Thai rice farmers pay heavy price for politics

By Zhou Fangye Source:Global Times Published: 2014-2-23 20:08:01

Illustration: Liu Rui/GT

The election for the House of Representatives of Thailand ended in protests and obstructions of the oppositions earlier this month. It is no surprise that following a public boycott by the Democrat Party, the election was stranded, sending Thailand's political situation one move closer to a complete stalemate.

The election committee has decided to set makeup voting to be held in April, which means there will still be unrest before the next Thai leadership steps into office. This will bring many aspects of Thai business life to a complete standstill for a few months.

Since November, the growing tensions in Thailand have severely corroded the social and economic development of the country. Tourism, the pillar industry of the Thai economy, has incurred great losses, and consumer confidence and private investments have also been struck.

More devastatingly, the political turbulence has inflicted a heavy blow on Thai rice farmers. Unable to continue to assume its responsibility for the rice subsidy scheme, the government of Yingluck Shinawatra, sister of exiled former prime minister Thaksin Shinawatra, has pushed many rice farmers to bankruptcy.

Now those farmers, already barely able to make ends meet, are swarming into streets to protest, pushing the Yingluck government into an even worse crisis.

Since 2011, controversies in Thailand about the rice subsidy scheme have become ever tenser, especially when the international grain prices are declining. Financial losses are expanding because of the scheme, and the middle-class is highly opposed to it.

Opposition from the middle class is a powerful driver of the ongoing political crisis. The opposition in Thailand attributes the current hardship that Thai rice farms are enduring to the failure of the rice subsidy scheme, demanding Yingluck resign.

Although the subsidy scheme has shortcomings, it is a reasonable pick, in the short term, out of several bad options.

As a middle-income country, Thailand is trapped by the enlarging gap between its urban and rural development, between the rich and the poor, and among different places.

Rural development should be the top priority on the government's agenda, in order to avoid the country getting old before it gets rich and to escape of the daunting middle-income trap.

But the, rice subsidy scheme does not deserve to be a long-term plan, and is certainly not the optimal option. After the long-standing political crisis, the strength of the Thai government has become much weaker, which means it is becoming less able to carry out the policies which require long-term and strong execution.

In the short term, the rice subsidy scheme is conducive to relieving the shortage of financial support in rural areas, and can provide a necessary shield to rice farmers when international grain prices fluctuate.

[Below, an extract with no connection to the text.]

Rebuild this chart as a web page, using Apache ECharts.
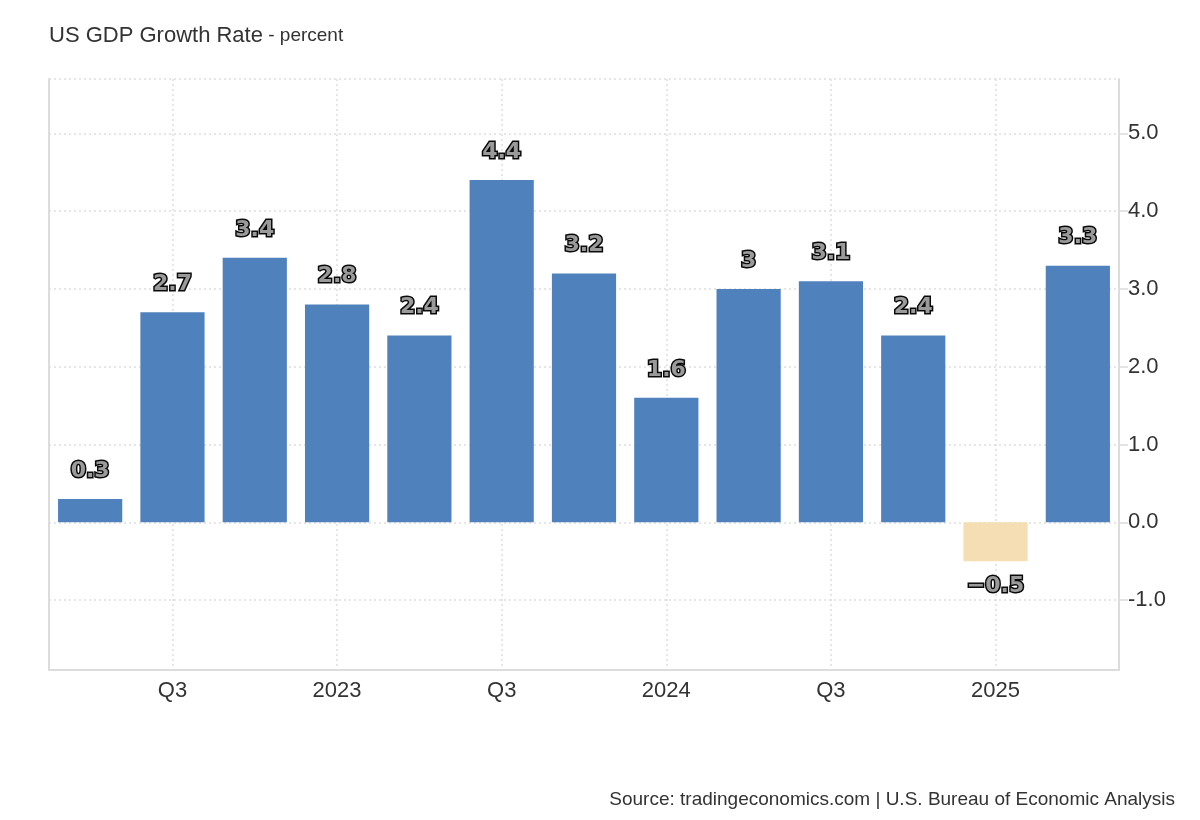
<!DOCTYPE html>
<html>
<head>
<meta charset="utf-8">
<script src="https://cdn.jsdelivr.net/npm/echarts@6/dist/echarts.min.js"></script>
<style>html,body{margin:0;padding:0;background:#fff;}#c{width:1200px;height:820px;}</style>
</head>
<body>
<div id="c"></div>
<script>
const categories = ['Q2 2022','Q3 2022','Q4 2022','Q1 2023','Q2 2023','Q3 2023','Q4 2023','Q1 2024','Q2 2024','Q3 2024','Q4 2024','Q1 2025','Q2 2025'];
const axisLabels = ['', 'Q3', '', '2023', '', 'Q3', '', '2024', '', 'Q3', '', '2025', ''];
const gdpGrowth = [0.3, 2.7, 3.4, 2.8, 2.4, 4.4, 3.2, 1.6, 3.0, 3.1, 2.4, -0.5, 3.3];
const yTicks = [-1, 0, 1, 2, 3, 4, 5];

const labelIdx = axisLabels.map((l, i) => l ? i : -1).filter(i => i >= 0);

const chart = echarts.init(document.getElementById('c'));
const labelStyle = {
  show: true,
  fontFamily: 'DejaVu Sans',
  fontWeight: 'bold',
  fontSize: 22,
  color: '#9a9a9a',
  textBorderColor: '#0a0a0a',
  textBorderWidth: 3,
  formatter: p => (p.value < 0 ? '\u2212' + Math.abs(p.value) : String(p.value))
};
const gridLine = { color: '#dedede', type: [2, 3], width: 1.5 };
const frameLine = { color: '#dcdcdc', width: 2 };
chart.setOption({
  animation: false,
  backgroundColor: '#fff',
  title: [{
    text: '{a|US GDP Growth Rate}{b| - percent}',
    left: 44, top: 20,
    textStyle: {
      rich: {
        a: { fontFamily: 'Liberation Sans', fontSize: 22, fontWeight: 'normal', color: '#333' },
        b: { fontFamily: 'Liberation Sans', fontSize: 19, fontWeight: 'normal', color: '#333' }
      }
    }
  }, {
    text: 'Source: tradingeconomics.com | U.S. Bureau of Economic Analysis',
    right: 20, top: 785,
    textStyle: { fontFamily: 'Liberation Sans', fontSize: 19, fontWeight: 'normal', color: '#333' }
  }],
  grid: { left: 49, right: 81, top: 79, bottom: 150, containLabel: false },
  xAxis: [{
    type: 'category',
    data: categories,
    axisLine: { show: true, onZero: false, lineStyle: frameLine },
    axisTick: { show: false },
    axisLabel: {
      interval: 0,
      formatter: (v, i) => axisLabels[i],
      fontFamily: 'Liberation Sans', fontSize: 22, color: '#333', margin: 10
    },
    splitLine: { show: false }
  }, {
    type: 'value',
    position: 'bottom',
    min: -0.5,
    max: categories.length - 0.5,
    axisLine: { show: false, onZero: false },
    axisTick: { show: false, customValues: labelIdx },
    axisLabel: { show: false, customValues: labelIdx },
    splitLine: { show: true, lineStyle: gridLine }
  }],
  yAxis: [{
    type: 'value',
    position: 'right',
    min: -1.9,
    max: 5.7,
    axisLine: { show: true, onZero: false, lineStyle: frameLine },
    axisTick: { show: true, length: 9, customValues: yTicks, lineStyle: { color: '#dcdcdc', width: 1.5 } },
    axisLabel: {
      customValues: yTicks,
      formatter: v => v.toFixed(1),
      fontFamily: 'Liberation Sans', fontSize: 22, color: '#333', margin: 9
    },
    splitLine: { show: true, lineStyle: gridLine }
  }, {
    type: 'value',
    position: 'left',
    min: -1.9,
    max: 5.7,
    axisLine: { show: true, onZero: false, lineStyle: frameLine },
    axisTick: { show: false },
    axisLabel: { show: false },
    splitLine: { show: false }
  }],
  series: [{
    type: 'bar',
    xAxisIndex: 0,
    yAxisIndex: 0,
    data: gdpGrowth.map(v => ({
      value: v,
      itemStyle: { color: v < 0 ? '#f5deb3' : '#4f81bd' },
      label: Object.assign({}, labelStyle, { position: v < 0 ? 'bottom' : 'top', distance: v < 0 ? 14 : 17 })
    })),
    barWidth: '78%',
    markLine: {
      silent: true, symbol: 'none', label: { show: false },
      lineStyle: gridLine,
      data: [{ yAxis: 5.7 }]
    }
  }]
});
</script>
</body>
</html>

Generally speaking, the benefits it can produce outweigh the trouble it makes.

However, keeping the scheme will be costly. Since the plan is operated by pro-Thaksin forces, the cost will unfortunately be transferred to the middle-income groups with vested interests, which will trigger bigger resistance from the opposition.

The ineffectiveness of the rice subsidy scheme, which has ultimately harmed the interests of rice farmers, should be pinned on the much weakened power of the Thai government due to deteriorating political impasse.

The never-receding clashes between anti-Thaksin and pro-Thaksin forces have cost the country any sense of unity and order. There are tug of wars in almost every phase of policy execution, and even the reciprocal "rice for high-speed rail" project between China and Thailand has fallen victim to these battles.

Unless all parties could reach a compromise to rebuild the authority of the Thai government on the basis of a new political consensus, Thailand will pay a heavy price for its domestic political chaos.

And Thai farmers, who are less capable of fending off risks, will foot the entire bill of the political crisis and become the most miserable victims of this clash.

The author is an associate research fellow at the National Institute of International Strategy, Chinese Academy of Social Sciences.